Wednesday, October 03, 2007

Apple a day

Reader Warning: BAP (Boring-Ass Post)

Dear Homo sapiens sapiens,

We started our season in Des Moines last night with JB. Sadly the house was far from packed (2700+ seats) but we wise musicians speculated that the somewhat sparse audience had less to do with the week-night show, potential TV competition or any lack of draw from our sexy soloist than it had to do with the $85 ticket price. You pay $85 to hear Madonna for two hours in the Metrodome, not the Bruck Violin Concerto plus a couple of encores in the Des Moines Civic Center.

Aside from the numerous empty seats the show was arguably the best we've played in a while (well, since I've been a member any way). Lots of good comments about the horns in Don Juan and Tchaikovsky's Capriccio Italien was good, clean, vivacious fun. Bell was marvelous and easily won over those who grumbled about his pedestrian choice of rep. The guy can play.

On the topic of grumbling, our double service yesterday induced the usual gratis “catered” bag-dinner which included a heretofore unavailable vegetarian option. Usually I swap my ham or turkey for an extra brownie or bag of chips. Yesterday the new vegetarian bag was the best choice in my opinion. A delightful papillae potpourri of lettuce, carrots, cucumbers, avocado, onions and sprouts with a dash of vinegar and oil on soft earthy marble rye and a knee-buckling brownie so rich its dark chocolatey-ness osmosizes straight through your mouth's mucous membrane entering the blood stream directly for a short trip to the brain's pleasure center.

My only meal complaint concerns the little sealed plastic bag of apple slices. An apple is one of the most perfect foods on the planet. It comes with it's own water proof, disease resistant wrapper which is edible. You can throw it in a backpack as is, leave it for days at just about any temperature and then eat nearly the entire thing (and plant the rest if your so inclined). Are there really able bodied people older than the age of 4 who need someone to separate the seeds and stem from the rest of an apple, then slice it up perfectly evenly and place it in a hermetically sealed package? Aren't we the same species which attained top-predator status using stone tool technology? Give us a credit card sized chunk obsidian and we used to be able to skin a still-breathing mastodon. Yet now we must have defenseless fruit prepared for our unencumbered consumption. Well that's not entirely true because that little bag was a real bitch to open. Still, it's enough to make one ashamed to be a homo. Next time, lunch dude, just drop a damn apple in the damn bag! (But make sure it's not a damn Red Delicious cuz they suck royally.)

Yours,
Monkey Man

p.s. Possible rejected pilot: The Neolithic Vegetarian.

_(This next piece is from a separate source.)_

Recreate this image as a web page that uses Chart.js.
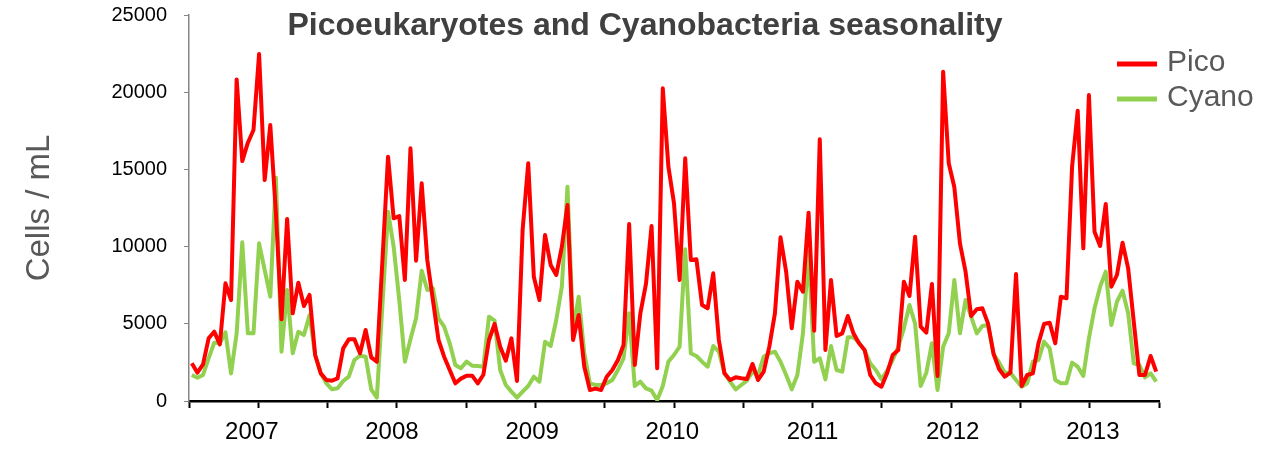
<!DOCTYPE html>
<html>
<head>
<meta charset="utf-8">
<script src="https://cdn.jsdelivr.net/npm/chart.js@4.4.1/dist/chart.umd.min.js"></script>
<style>
  html, body { margin: 0; padding: 0; background: #fff; }
  #wrap { width: 1279px; height: 455px; }
</style>
</head>
<body>
<div id="wrap"><canvas id="seasonChart" width="1279" height="455"></canvas></div>
<script>
// tick labels
const years = ['2007', '2008', '2009', '2010', '2011', '2012', '2013'];
const yTicks = [0, 5000, 10000, 15000, 20000, 25000];

// cells / mL, one value per sample
const pico = [
  2440, 1835, 2375, 4060, 4490, 3670, 7620, 6540, 20830, 15540,
  16730, 17550, 22475, 14310, 17875, 12150, 5290, 11790, 5680, 7660,
  6150, 6870, 2980, 1790, 1360, 1317, 1468, 3411, 3994, 3994,
  3087, 4599, 2828, 2548, 9132, 15825, 11831, 11982, 7837, 16365,
  9089, 14098, 9132, 6542, 3951, 2871, 2008, 1144, 1450, 1641,
  1641, 1144, 1700, 3951, 4987, 3519, 2612, 4059, 1295, 11076,
  15394, 8053, 6542, 10752, 8809, 8161, 9996, 12695, 3951, 5570,
  2224, 712, 799, 712, 1576, 2008, 2656, 3627, 11464, 2332,
  5678, 7578, 11335, 2116, 20251, 15178, 12803, 7837, 15722, 9132,
  9175, 6218, 6002, 8269, 3951, 1792, 1360, 1533, 1468, 1425,
  2397, 1360, 1900, 3519, 5678, 10600, 8377, 4707, 7729, 7081,
  12198, 4555, 16948, 3303, 7837, 4210, 4383, 5505, 4383, 3735,
  3303, 1684, 1144, 928, 1792, 2979, 3303, 7729, 6801, 10644,
  4815, 4426, 7578, 1619, 21331, 15394, 13839, 10212, 8377, 5505,
  5937, 6002, 5030, 3044, 2051, 1576, 1835, 8226, 972, 1684,
  1792, 3735, 4987, 5073, 3735, 6758, 6650, 15178, 18805, 9888,
  19820, 10968, 10039, 12760, 7405, 8161, 10255, 8593, 5138, 1684,
  1684, 2915, 1900
];

const cyano = [
  1685, 1510, 1685, 2760, 3780, 3735, 4450, 1790, 4380, 10275,
  4380, 4380, 10210, 8485, 6760, 14460, 3195, 7190, 3090, 4490,
  4275, 5570, 2980, 1790, 1145, 756, 820, 1295, 1576, 2656,
  2936, 2871, 756, 216, 6240, 12263, 9996, 6542, 2548, 3994,
  5354, 8442, 7189, 7297, 5354, 4815, 3735, 2332, 2116, 2548,
  2289, 2267, 2224, 5462, 5203, 2008, 1036, 605, 216, 605,
  972, 1576, 1252, 3843, 3562, 5246, 7405, 13882, 4599, 6758,
  3087, 1144, 1036, 1036, 1144, 1360, 2008, 2764, 5678, 972,
  1252, 820, 669, 65, 972, 2548, 2979, 3519, 9823, 3087,
  2915, 2548, 2224, 3562, 3195, 1792, 1252, 756, 1036, 1317,
  1900, 1684, 2871, 3087, 3195, 2548, 1684, 756, 1684, 4383,
  9672, 2548, 2764, 1403, 3562, 2008, 1900, 4124, 4124, 3778,
  3260, 2440, 2008, 1403, 1965, 2656, 3519, 4707, 6218, 5000,
  972, 1835, 3735, 712, 3519, 4383, 7837, 4383, 6542, 5462,
  4383, 4858, 4923, 3044, 2483, 1835, 1835, 1360, 928, 1144,
  2548, 2656, 3843, 3411, 1360, 1144, 1144, 2483, 2224, 1619,
  4059, 6002, 7405, 8377, 4923, 6434, 7146, 5678, 2440, 2332,
  1533, 1792, 1252
];

const FONT = '"Liberation Sans", Arial, sans-serif';
const nSamples = pico.length;

// half-year tick marks and year labels, in sample units
const tickMarks = [];
for (let j = 0; j <= 14; j++) tickMarks.push({ value: -0.5 + j * nSamples / 14 });
const yearTicks = years.map((y, k) => ({ value: 10.7 + k * 25, year: y }));

const overlay = {
  id: 'overlay',
  afterDraw(chart) {
    const ctx = chart.ctx;
    ctx.save();
    ctx.font = 'bold 32px ' + FONT;
    ctx.fillStyle = '#404040';
    ctx.textAlign = 'center';
    ctx.textBaseline = 'middle';
    ctx.fillText('Picoeukaryotes and Cyanobacteria seasonality', 645, 26);

    // legend
    chart.data.datasets.forEach((ds, i) => {
      const y = 64 + i * 35;
      ctx.strokeStyle = ds.borderColor;
      ctx.lineWidth = 5;
      ctx.beginPath();
      ctx.moveTo(1117, y);
      ctx.lineTo(1157, y);
      ctx.stroke();
      ctx.font = '30px ' + FONT;
      ctx.fillStyle = '#595959';
      ctx.textAlign = 'left';
      ctx.fillText(ds.label, 1167, y - 1);
    });
    ctx.restore();
  }
};

new Chart(document.getElementById('seasonChart'), {
  type: 'line',
  data: {
    datasets: [
      {
        label: 'Pico',
        data: pico.map((v, i) => ({ x: i, y: v })),
        borderColor: '#FF0000',
        borderWidth: 4,
        pointRadius: 0,
        borderJoinStyle: 'round'
      },
      {
        label: 'Cyano',
        data: cyano.map((v, i) => ({ x: i, y: v })),
        borderColor: '#92D050',
        borderWidth: 4,
        pointRadius: 0,
        borderJoinStyle: 'round'
      }
    ]
  },
  options: {
    responsive: false,
    animation: false,
    devicePixelRatio: 1,
    layout: { padding: { top: 15, right: 120, left: 0, bottom: 0 } },
    plugins: {
      legend: { display: false },
      title: { display: false },
      tooltip: { enabled: false }
    },
    scales: {
      x: {
        type: 'linear',
        min: -0.5,
        max: nSamples - 0.5,
        afterBuildTicks: s => { s.ticks = tickMarks.concat(yearTicks); },
        afterFit: s => { s.height = 54; },
        ticks: {
          autoSkip: false,
          maxRotation: 0,
          padding: 10,
          color: '#000',
          font: { size: 24, family: FONT },
          callback: (v, i, t) => t[i].year || ''
        },
        grid: {
          drawOnChartArea: false,
          tickLength: 7,
          tickWidth: 2,
          tickColor: c => (c.tick && c.tick.year) ? 'rgba(0,0,0,0)' : '#000'
        },
        border: { color: '#000', width: 2.5 }
      },
      y: {
        min: 0,
        max: 25000,
        afterBuildTicks: s => { s.ticks = yTicks.map(v => ({ value: v })); },
        afterFit: s => { s.width = 189; s.paddingTop = 0; s.paddingBottom = 0; },
        ticks: {
          padding: 17,
          color: '#000',
          font: { size: 20, family: FONT },
          callback: v => String(v)
        },
        grid: { drawOnChartArea: false, tickLength: 5, color: '#868686' },
        border: { color: '#868686', width: 1.5 },
        title: {
          display: true,
          text: 'Cells / mL',
          color: '#595959',
          font: { size: 33, family: FONT },
          padding: { top: 20, bottom: 0 }
        }
      }
    }
  },
  plugins: [overlay]
});
</script>
</body>
</html>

GORK: Why Urk no eat mammoth meat?
URK: Urk no think mammoth need to suffer just so Urk can enjoy good burger.
GORK: But Urk's brain stay small then.
URK: No. Urk's brain swells because of too much soy in diet, studies show.
...

2 comments:

C de C said...

That was not BAP at all. The apple bit was totally hilarious- I read it out loud to both of my roommates. :)

Kamp said...

Ah, the under utilized art of lowered expectations... Thanks for the note. May your date book over floweth with non-shitty gigs, your pocket book bulge with mucho dinero, and your address book fill up with the numbers of tall, dark, handsome fellas who return your calls!